The rest of VCS builds naturally on top. Above hunks and files you add commits as another level of hierarchy. So, “everything folded” is now a list of commits. The list of commits view suggest a natural way to model history manipulation. If you want to reorder two commits, you can reorder two lines in the “list of commits” text document.
If you want to split an individual commit, you can open a text document which contains two diffs. One is the commit, the other is initially empty.

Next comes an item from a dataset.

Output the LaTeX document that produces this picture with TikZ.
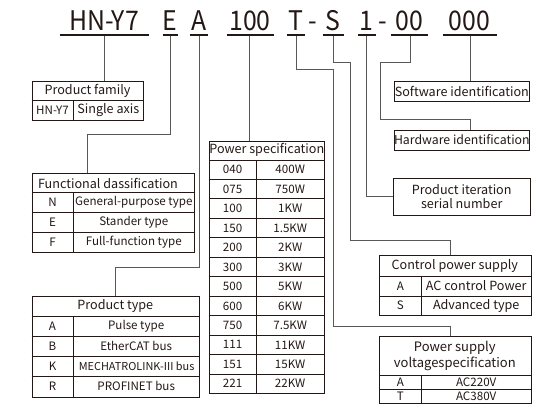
\documentclass[tikz,border=0pt]{standalone}
\usepackage{fontspec}
\setmainfont{Noto Sans CJK SC}
\usetikzlibrary{calc}
\definecolor{ink}{HTML}{231815}
\definecolor{wire}{HTML}{5A5757}
\tikzset{
  hdtext/.style={font=\fontsize{27}{27}\selectfont, text=ink, inner sep=0pt, anchor=base, xscale=0.92},
  uline/.style={draw=ink, line width=2.2pt},
  wireline/.style={draw=wire, line width=0.9pt},
  boxline/.style={draw=ink, line width=0.9pt},
  cellhead/.style={font=\fontsize{12.6}{14}\selectfont, text=ink, inner sep=0pt},
  cell/.style={font=\fontsize{11.6}{13}\selectfont, text=ink, inner sep=0pt},
  frame/.style={boxline, inner sep=0pt, anchor=north west},
}
\newcommand{\tframe}[5]{% name, x1,y1,x2,y2
  \node[frame, minimum width={(#4-#2)*1pt}, minimum height={(#5-#3)*1pt}] (#1) at (#2,#3) {};}
\begin{document}
\begin{tikzpicture}[x=1pt,y=-1pt]
\useasboundingbox (0,0) rectangle (544,410);
% ---------------- header ----------------
\node[hdtext] (hHN) at (104,30.5) {HN-Y7};
\node[hdtext] (hE) at (170,30.5) {E};
\node[hdtext] (hA) at (199,30.5) {A};
\node[hdtext] (h100) at (250,30.5) {100};
\node[hdtext] (hT) at (296,30.5) {T};
\node[hdtext] (hd1) at (313,30.5) {-};
\node[hdtext] (hS) at (333,30.5) {S};
\node[hdtext] (h1) at (366.5,30.5) {1};
\node[hdtext] (hd2) at (382.5,30.5) {-};
\node[hdtext] (h00) at (409.5,30.5) {00};
\node[hdtext] (h000) at (469.5,30.5) {000};
\draw[uline] (59.5,35) -- (148.5,35);
\draw[uline] (162.5,35) -- (177.5,35);
\draw[uline] (189.5,35) -- (208,35);
\draw[uline] (226.5,35) -- (273.5,35);
\draw[uline] (287,35) -- (305,35);
\draw[uline] (322.5,35) -- (344,35);
\draw[uline] (358,35) -- (375.5,35);
\draw[uline] (391,35) -- (428,35);
\draw[uline] (443,35) -- (497,35);
\coordinate (tHN) at (104,36);
\coordinate (tE) at (170,36);
\coordinate (tA) at (199,36);
\coordinate (t100) at (249.3,36);
\coordinate (tT) at (296,36);
\coordinate (tS) at (333.3,36);
\coordinate (t1) at (366.7,36);
\coordinate (t00) at (410,36);
\coordinate (t000) at (470,36);
% ---------------- Product family ----------------
\tframe{pf}{31.7}{80.7}{143.3}{120}
\draw[boxline] (31.7,100) -- (143.3,100) (73.3,100) -- (73.3,120);
\node[cellhead] (pfh) at (87.5,90.5) {Product family};
\node[cell] (pfa) at (52.5,110.3) {HN-Y7};
\node[cellhead] (pfb) at (108.3,110.3) {Single axis};
% ---------------- Functional ----------------
\tframe{fc}{31.7}{173.3}{194.3}{251.7}
\draw[boxline] (31.7,192.7) -- (194.3,192.7) (31.7,212.3) -- (194.3,212.3) (31.7,232.3) -- (194.3,232.3)
  (73.3,192.7) -- (73.3,251.7);
\node[cellhead, anchor=west] (fch) at (37.8,183) {Functional dassification};
\node[cell] (fc1a) at (52.5,202.5) {N};
\node[cell] (fc1b) at (133.8,202.5) {General-purpose type};
\node[cell] (fc2a) at (52.5,222.3) {E};
\node[cell] (fc2b) at (133.8,222.3) {Stander type};
\node[cell] (fc3a) at (52.5,242) {F};
\node[cell] (fc3b) at (133.8,242) {Full-function type};
% ---------------- Product type ----------------
\tframe{pt}{31.7}{296}{199}{396.7}
\draw[boxline] (31.7,316) -- (199,316) (31.7,336) -- (199,336) (31.7,356) -- (199,356) (31.7,376) -- (199,376)
  (73.3,316) -- (73.3,396.7);
\node[cellhead] (pth) at (115.3,306) {Product type};
\node[cell] (pt1a) at (52.5,326) {A};
\node[cell] (pt1b) at (136.2,326) {Pulse type};
\node[cell] (pt2a) at (52.5,346) {B};
\node[cell] (pt2b) at (136.2,346) {EtherCAT bus};
\node[cell] (pt3a) at (52.5,366) {K};
\node[cell, font=\fontsize{10.9}{13}\selectfont] (pt3b) at (136.6,366) {MECHATROLINK-III bus};
\node[cell] (pt4a) at (52.5,386.3) {R};
\node[cell] (pt4b) at (136.2,386.3) {PROFINET bus};
% ---------------- Power specification ----------------
\tframe{ps}{209.3}{140.7}{324.3}{393.4}
\draw[boxline] (209.3,160) -- (324.3,160) (256,160) -- (256,393.4);
\foreach \i in {1,...,11} {\draw[boxline] (209.3,{160+\i*19.45}) -- (324.3,{160+\i*19.45});}
\node[cellhead] (psh) at (266.8,150.3) {Power specification};
\foreach \a/\b [count=\i] in {040/400W,075/750W,100/1KW,150/1.5KW,200/2KW,300/3KW,500/5KW,600/6KW,750/7.5KW,111/11KW,151/15KW,221/22KW} {
  \node[cell] (psa\i) at (232.6,{160+(\i-0.5)*19.45}) {\a};
  \node[cell] (psb\i) at (290.2,{160+(\i-0.5)*19.45}) {\b};
}
% ---------------- Right boxes ----------------
\tframe{sw}{394.3}{81}{529.3}{101}
\node[cellhead] (swt) at (461.8,91) {Software identification};
\tframe{hw}{394.3}{130}{529.3}{149.5}
\node[cellhead, font=\fontsize{12.3}{14}\selectfont] (hwt) at (461.8,139.8) {Hardware identification};
\tframe{pi}{393.3}{178.3}{530}{215}
\node[cellhead, align=center] (pit) at (461.7,196.7) {Product iteration\\serial number};
% ---------------- Control power supply ----------------
\tframe{cp}{379}{255}{530.7}{315}
\draw[boxline] (379,276) -- (530.7,276) (379,296) -- (530.7,296) (421.7,276) -- (421.7,315);
\node[cellhead] (cph) at (454.8,265.5) {Control power supply};
\node[cell] (cp1a) at (400.3,286) {A};
\node[cellhead] (cp1b) at (476.2,286) {AC control Power};
\node[cell] (cp2a) at (400.3,305.5) {S};
\node[cellhead] (cp2b) at (476.2,305.5) {Advanced type};
% ---------------- Power supply voltage ----------------
\tframe{pv}{379}{336}{530.7}{403.3}
\draw[boxline] (379,375) -- (530.7,375) (379,389.3) -- (530.7,389.3) (421.7,375) -- (421.7,403.3);
\node[cellhead, align=center, font=\fontsize{13}{16}\selectfont] (pvh) at (454.8,355.5) {Power supply\\voltagespecification};
\node[cell] (pv1a) at (400.3,382.2) {A};
\node[cell] (pv1b) at (476.2,382.2) {AC220V};
\node[cell] (pv2a) at (400.3,396.3) {T};
\node[cell] (pv2b) at (476.2,396.3) {AC380V};
% ---------------- connectors ----------------
\draw[wireline] (tHN) -- (tHN |- pf.north);
\draw[wireline] (tE) |- (87.3,134) -- (87.3,173.3);
\draw[wireline] (tA) |- (115.7,267.3) -- (115.7,296);
\draw[wireline] (t100) -- (t100 |- ps.north);
\draw[wireline] (tT) |- (333.3,69.3) |- (450,326.7) -- (450,336);
\draw[wireline] (tS) |- (350,62.7) |- (450,240.7) -- (450,255);
\draw[wireline] (t1) |- (pi.west |- 0,196.7);
\draw[wireline] (t00) |- (380.7,62.7) |- (470,119.3) -- (470,130);
\draw[wireline] (t000) -- (t000 |- sw.north);
\end{tikzpicture}
\end{document}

Clicking on a hunk moves is from one diff to another.
And of course, you can have a “dashboard” text document, which shows the diff for the latest commit (jj) or staging area (git), a list of recent commits, a list of “branches”, and has “hyper-links” for all VCS operations.
Magit For All Editors
Finally, the idea I wrote this article for:
You can materialize all the above files on disk
That is, for the dashboard, we don’t write a custom editor extension that materializes a virtual
text buffer, but rather directly create an .jj/status.jj
file on disk and open it in the editor.
The editor watches the file for changes, so we can update the on-disk buffer to update the user.
And I think most of the interactions you need to implement Magit-like experience are expressible in LSP:
- Semantic Tokens give syntax highlighting for diffs&dashboard.
- Folding Ranges give folding for diffs.
-
Goto Definition
give “click hunk to jump to working copy” behavior for diffs. It can also be used by dashboard for
materializing additional files. The dashboard probably shouldn’t show diffs for any commits but
last. Rather, “goto to definition” on a commit
zxf
should materialize.jj/zxf.diff
file and than jump there. - And of course, Code Actions can provide interface for arbitrary commands. For example, if you want to reword a commit, you can place your cursor on it in the dashboard, and pick “reword” from code-actions context menu.
What you wouldn’t get out of LSP is Magit’s sleek one-letter mnemonics for action. In Magit, the
status buffer is read-only, so rewording a commit is a simple as placing a cursor on it and typing
r
. This level of integration I think will require some tighter interaction with the editor, but
this should be a relatively thin layer.
Bigger Picture
It’s useful to take a bird’s eye view here. You can think of a VCS as a system for storing your source code files. But that is the illusion, the reality is the opposite. What VCS actually does is it stores is a complex graph of objects linked through content hashes. You use VCS to mutate this graph. Now, mutating the graph manually is a pain, so VCS resorts to using your working copy as a convenient way to author graph changes! To view a node in the graph, it is “checked out” into the working copy. To insert a new node, you save working copy as this node. See how bidirectional human-computer interaction is mediated through mutable file system!
In other words, Git, and jj, already use “file system as the user interface” paradigm at the macro
level (authoring new commits) and at the micro level (authoring commit messages). The middle-end is
missing though! git status
is a CLI utility, but it could be just a file on disk!